- [PROBLEM TO SOLVE]: Repeat each entry as written, dropping any picture you find.

*****

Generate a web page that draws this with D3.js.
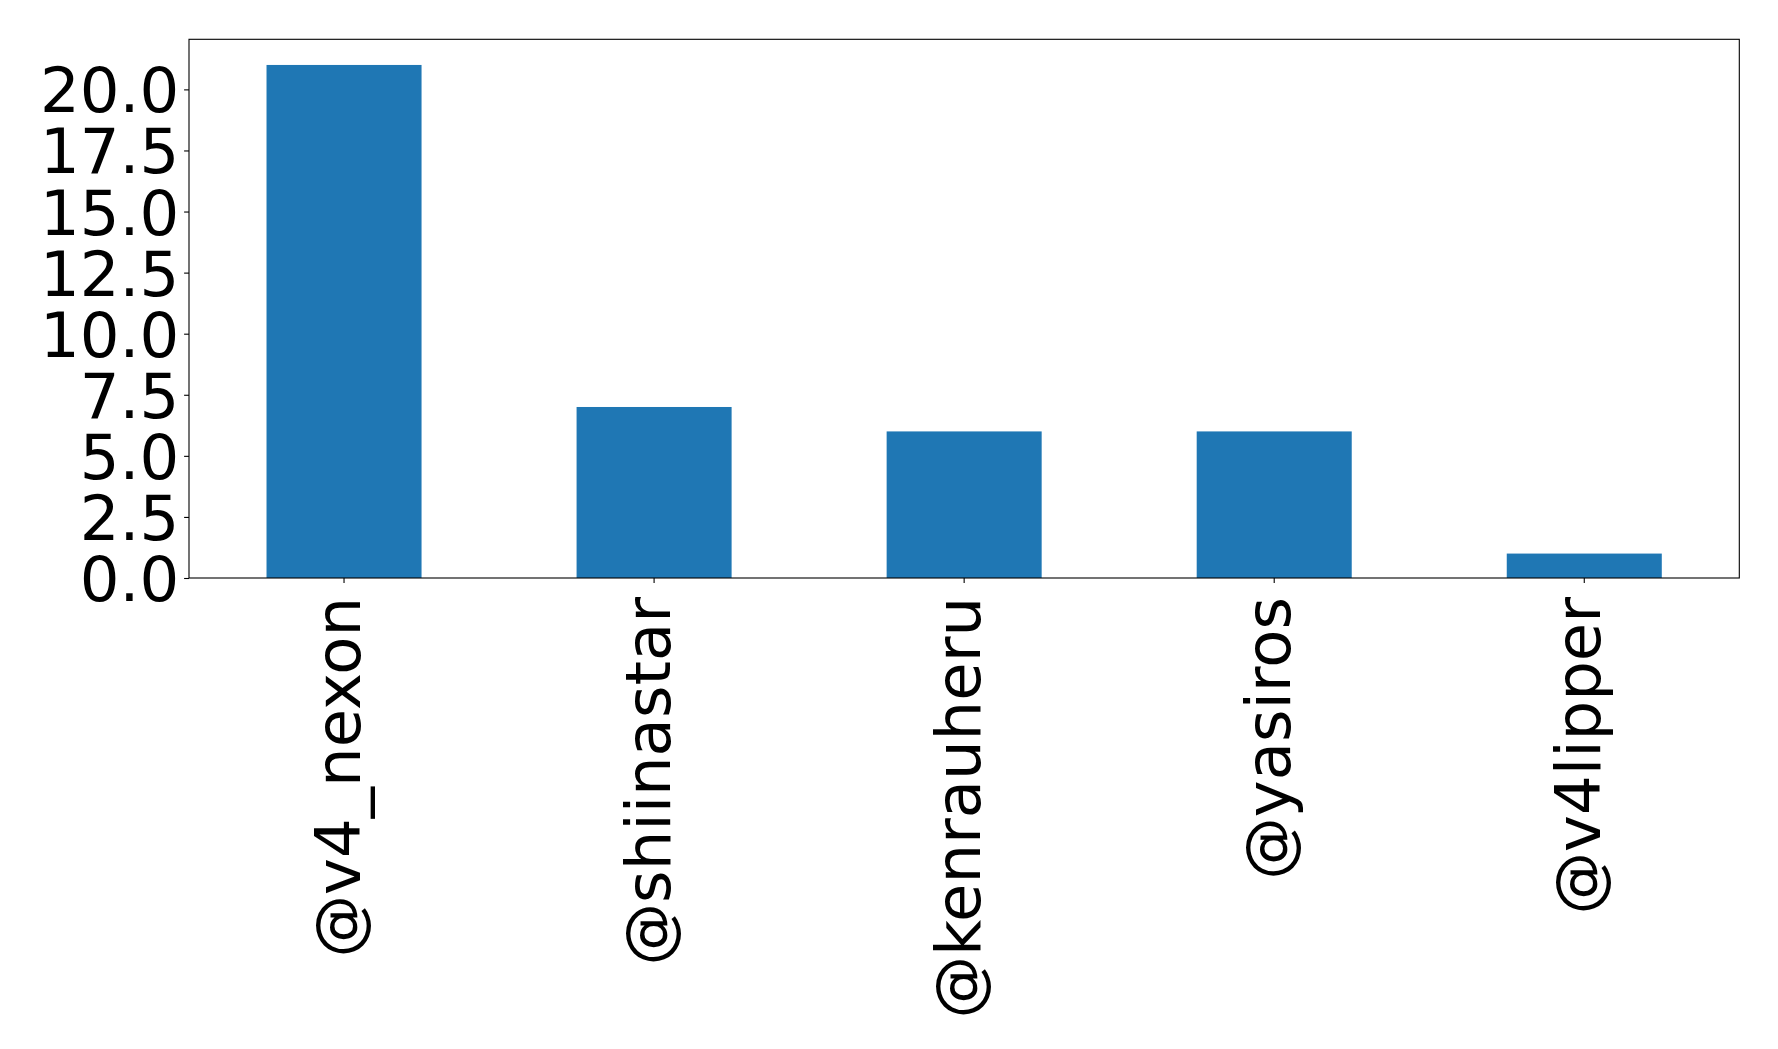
<!DOCTYPE html>
<html><head><meta charset="utf-8">
<script src="https://cdn.jsdelivr.net/npm/d3@7"></script>
<style>body{margin:0;background:#fff}svg{display:block}text{font-family:"DejaVu Sans",sans-serif}</style>
</head><body><svg id="c" width="1778" height="1049"></svg>
<script>
const categories = ["@v4_nexon","@shiinastar","@kenrauheru","@yasiros","@v4lipper"];
const values = [21, 7, 6, 6, 1];
const yTicks = [0, 2.5, 5, 7.5, 10, 12.5, 15, 17.5, 20];

const L = 189, R = 1739.3, T = 39.3, B = 578;
const svg = d3.select("#c");
const x = d3.scaleBand().domain(categories).range([L, R]).paddingInner(0.5).paddingOuter(0.25);
const y = d3.scaleLinear().domain([0, d3.max(values) * 1.05]).range([B, T]);

svg.append("g").selectAll("rect").data(values).join("rect")
  .attr("x", (d, i) => x(categories[i]))
  .attr("width", x.bandwidth())
  .attr("y", d => y(d))
  .attr("height", d => B - y(d))
  .attr("fill", "#1f77b4");

const fs = 62.5;
const yAxis = svg.append("g").attr("transform", `translate(${L},0)`)
  .call(d3.axisLeft(y).tickValues(yTicks).tickFormat(d3.format(".1f")).tickSize(4.9).tickPadding(4.9));
yAxis.select(".domain").remove();
yAxis.selectAll("line").attr("stroke", "#000").attr("stroke-width", 1.1);
yAxis.selectAll("text").attr("font-size", fs).attr("fill", "#000").attr("dy", "0.36em");

const xAxis = svg.append("g").attr("transform", `translate(0,${B})`)
  .call(d3.axisBottom(x).tickSize(4.9).tickPadding(4.9));
xAxis.select(".domain").remove();
xAxis.selectAll("line").attr("stroke", "#000").attr("stroke-width", 1.1);
xAxis.selectAll("text").attr("font-size", fs).attr("fill", "#000")
  .attr("text-anchor", "end")
  .attr("transform", "translate(0,19) rotate(-90)")
  .attr("x", 0).attr("y", 0).attr("dy", "0.25em");

svg.append("rect").attr("x", L).attr("y", T).attr("width", R - L).attr("height", B - T)
  .attr("fill", "none").attr("stroke", "#000").attr("stroke-width", 1.1);
</script></body></html>
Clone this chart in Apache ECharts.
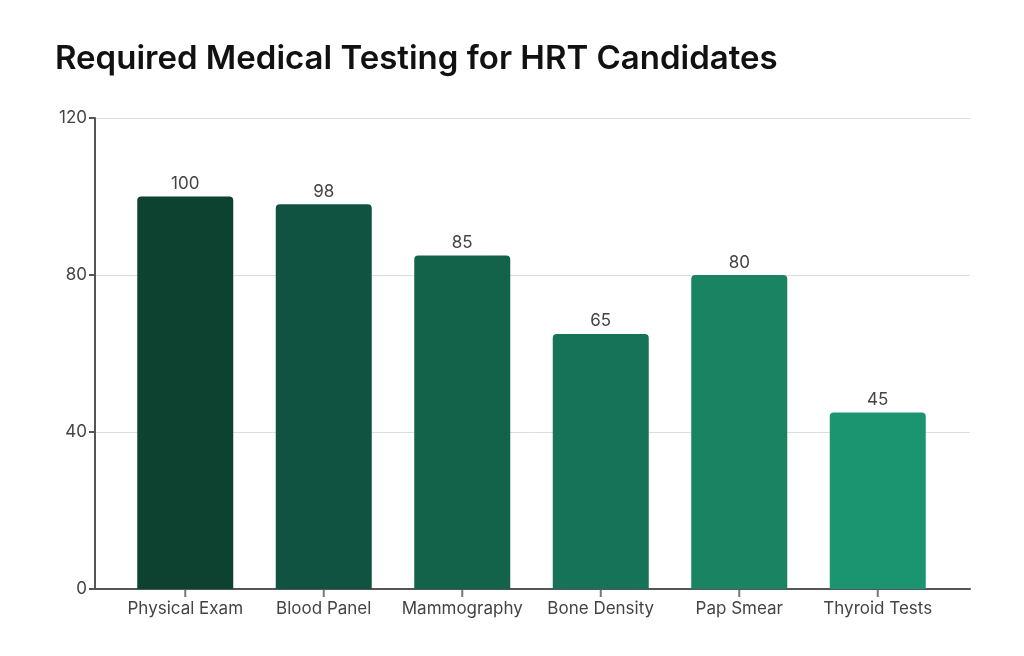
<!DOCTYPE html>
<html>
<head>
<meta charset="utf-8">
<script src="https://cdn.jsdelivr.net/npm/echarts@6/dist/echarts.min.js"></script>
<style>html,body{margin:0;padding:0;background:#fff;}#c{width:1024px;height:656px;}</style>
</head>
<body>
<div id="c"></div>
<script>
const title = 'Required Medical Testing for HRT Candidates';
const categories = ['Physical Exam', 'Blood Panel', 'Mammography', 'Bone Density', 'Pap Smear', 'Thyroid Tests'];
const values = [100, 98, 85, 65, 80, 45];
const barColors = ['#0d4230', '#105340', '#13624a', '#167357', '#1a8462', '#1b9570'];
const yTicks = [0, 40, 80, 120];

const outer = {left: 95, right: 54};
const inner = {left: 116, right: 77};

const chart = echarts.init(document.getElementById('c'), null, {renderer: 'canvas'});
const font = 'Inter, "Noto Sans", sans-serif';
chart.setOption({
  animation: false,
  backgroundColor: '#ffffff',
  title: {
    text: title, left: 50, top: 38,
    textStyle: {fontFamily: font, fontSize: 33, fontWeight: 600, color: '#111'}
  },
  grid: [
    {left: outer.left, right: outer.right, top: 118, bottom: 67},
    {left: inner.left, right: inner.right, top: 118, bottom: 67}
  ],
  xAxis: [
    {type: 'value', gridIndex: 0, position: 'bottom', min: 0, max: 1,
     axisLine: {show: true, onZero: false, lineStyle: {color: '#555', width: 2}},
     axisTick: {show: false}, axisLabel: {show: false}, splitLine: {show: false}},
    {type: 'category', gridIndex: 1, position: 'bottom', data: categories,
     axisLine: {show: false, onZero: false},
     axisTick: {show: false},
     axisLabel: {interval: 0, fontFamily: font, fontSize: 17, color: '#444', margin: 11}}
  ],
  yAxis: [
    {type: 'value', gridIndex: 0, position: 'left', min: 0, max: yTicks[yTicks.length - 1], interval: 40,
     axisLine: {show: true, onZero: false, lineStyle: {color: '#555', width: 2}},
     axisTick: {show: true, length: 6, lineStyle: {color: '#555', width: 2}},
     axisLabel: {fontFamily: font, fontSize: 17, color: '#444', margin: 8},
     splitLine: {show: true, lineStyle: {color: '#dddddd', width: 1}}},
    {type: 'value', gridIndex: 1, min: 0, max: 120, show: false, splitLine: {show: false}}
  ],
  series: [{
    type: 'bar', xAxisIndex: 1, yAxisIndex: 1,
    data: values.map((v, i) => ({value: v, itemStyle: {color: barColors[i]}})),
    barWidth: 96,
    itemStyle: {borderRadius: [4, 4, 0, 0]},
    label: {show: true, position: 'top', distance: 4, fontFamily: font, fontSize: 17, color: '#444'}
  }, {
    // category tick marks below the x axis line
    type: 'scatter', xAxisIndex: 1, yAxisIndex: 1, silent: true, clip: false, z: 5,
    data: categories.map(c => [c, 0]),
    symbol: 'rect', symbolSize: [2, 7], symbolOffset: [0, 4.5],
    itemStyle: {color: '#555'}
  }]
});
</script>
</body>
</html>
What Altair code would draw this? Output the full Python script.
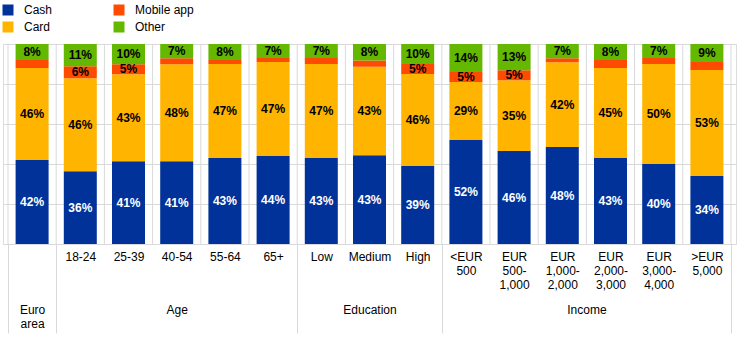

*****

- [FULL SOLUTION]:
Generate a web page that draws this with D3.js.
<!DOCTYPE html>
<html><head><meta charset="utf-8">
<script src="https://cdn.jsdelivr.net/npm/d3@7"></script>
<style>body{margin:0;background:#fff}svg{display:block}text{font-family:"DejaVu Sans",sans-serif}</style>
</head><body><svg id="c" width="1778" height="1049"></svg>
<script>
const categories = ["@v4_nexon","@shiinastar","@kenrauheru","@yasiros","@v4lipper"];
const values = [21, 7, 6, 6, 1];
const yTicks = [0, 2.5, 5, 7.5, 10, 12.5, 15, 17.5, 20];

const L = 189, R = 1739.3, T = 39.3, B = 578;
const svg = d3.select("#c");
const x = d3.scaleBand().domain(categories).range([L, R]).paddingInner(0.5).paddingOuter(0.25);
const y = d3.scaleLinear().domain([0, d3.max(values) * 1.05]).range([B, T]);

svg.append("g").selectAll("rect").data(values).join("rect")
  .attr("x", (d, i) => x(categories[i]))
  .attr("width", x.bandwidth())
  .attr("y", d => y(d))
  .attr("height", d => B - y(d))
  .attr("fill", "#1f77b4");

const fs = 62.5;
const yAxis = svg.append("g").attr("transform", `translate(${L},0)`)
  .call(d3.axisLeft(y).tickValues(yTicks).tickFormat(d3.format(".1f")).tickSize(4.9).tickPadding(4.9));
yAxis.select(".domain").remove();
yAxis.selectAll("line").attr("stroke", "#000").attr("stroke-width", 1.1);
yAxis.selectAll("text").attr("font-size", fs).attr("fill", "#000").attr("dy", "0.36em");

const xAxis = svg.append("g").attr("transform", `translate(0,${B})`)
  .call(d3.axisBottom(x).tickSize(4.9).tickPadding(4.9));
xAxis.select(".domain").remove();
xAxis.selectAll("line").attr("stroke", "#000").attr("stroke-width", 1.1);
xAxis.selectAll("text").attr("font-size", fs).attr("fill", "#000")
  .attr("text-anchor", "end")
  .attr("transform", "translate(0,19) rotate(-90)")
  .attr("x", 0).attr("y", 0).attr("dy", "0.25em");

svg.append("rect").attr("x", L).attr("y", T).attr("width", R - L).attr("height", B - T)
  .attr("fill", "none").attr("stroke", "#000").attr("stroke-width", 1.1);
</script></body></html>
Clone this chart in Apache ECharts.
<!DOCTYPE html>
<html>
<head>
<meta charset="utf-8">
<script src="https://cdn.jsdelivr.net/npm/echarts@6/dist/echarts.min.js"></script>
<style>html,body{margin:0;padding:0;background:#fff;}#c{width:1024px;height:656px;}</style>
</head>
<body>
<div id="c"></div>
<script>
const title = 'Required Medical Testing for HRT Candidates';
const categories = ['Physical Exam', 'Blood Panel', 'Mammography', 'Bone Density', 'Pap Smear', 'Thyroid Tests'];
const values = [100, 98, 85, 65, 80, 45];
const barColors = ['#0d4230', '#105340', '#13624a', '#167357', '#1a8462', '#1b9570'];
const yTicks = [0, 40, 80, 120];

const outer = {left: 95, right: 54};
const inner = {left: 116, right: 77};

const chart = echarts.init(document.getElementById('c'), null, {renderer: 'canvas'});
const font = 'Inter, "Noto Sans", sans-serif';
chart.setOption({
  animation: false,
  backgroundColor: '#ffffff',
  title: {
    text: title, left: 50, top: 38,
    textStyle: {fontFamily: font, fontSize: 33, fontWeight: 600, color: '#111'}
  },
  grid: [
    {left: outer.left, right: outer.right, top: 118, bottom: 67},
    {left: inner.left, right: inner.right, top: 118, bottom: 67}
  ],
  xAxis: [
    {type: 'value', gridIndex: 0, position: 'bottom', min: 0, max: 1,
     axisLine: {show: true, onZero: false, lineStyle: {color: '#555', width: 2}},
     axisTick: {show: false}, axisLabel: {show: false}, splitLine: {show: false}},
    {type: 'category', gridIndex: 1, position: 'bottom', data: categories,
     axisLine: {show: false, onZero: false},
     axisTick: {show: false},
     axisLabel: {interval: 0, fontFamily: font, fontSize: 17, color: '#444', margin: 11}}
  ],
  yAxis: [
    {type: 'value', gridIndex: 0, position: 'left', min: 0, max: yTicks[yTicks.length - 1], interval: 40,
     axisLine: {show: true, onZero: false, lineStyle: {color: '#555', width: 2}},
     axisTick: {show: true, length: 6, lineStyle: {color: '#555', width: 2}},
     axisLabel: {fontFamily: font, fontSize: 17, color: '#444', margin: 8},
     splitLine: {show: true, lineStyle: {color: '#dddddd', width: 1}}},
    {type: 'value', gridIndex: 1, min: 0, max: 120, show: false, splitLine: {show: false}}
  ],
  series: [{
    type: 'bar', xAxisIndex: 1, yAxisIndex: 1,
    data: values.map((v, i) => ({value: v, itemStyle: {color: barColors[i]}})),
    barWidth: 96,
    itemStyle: {borderRadius: [4, 4, 0, 0]},
    label: {show: true, position: 'top', distance: 4, fontFamily: font, fontSize: 17, color: '#444'}
  }, {
    // category tick marks below the x axis line
    type: 'scatter', xAxisIndex: 1, yAxisIndex: 1, silent: true, clip: false, z: 5,
    data: categories.map(c => [c, 0]),
    symbol: 'rect', symbolSize: [2, 7], symbolOffset: [0, 4.5],
    itemStyle: {color: '#555'}
  }]
});
</script>
</body>
</html>
What Altair code would draw this? Output the full Python script.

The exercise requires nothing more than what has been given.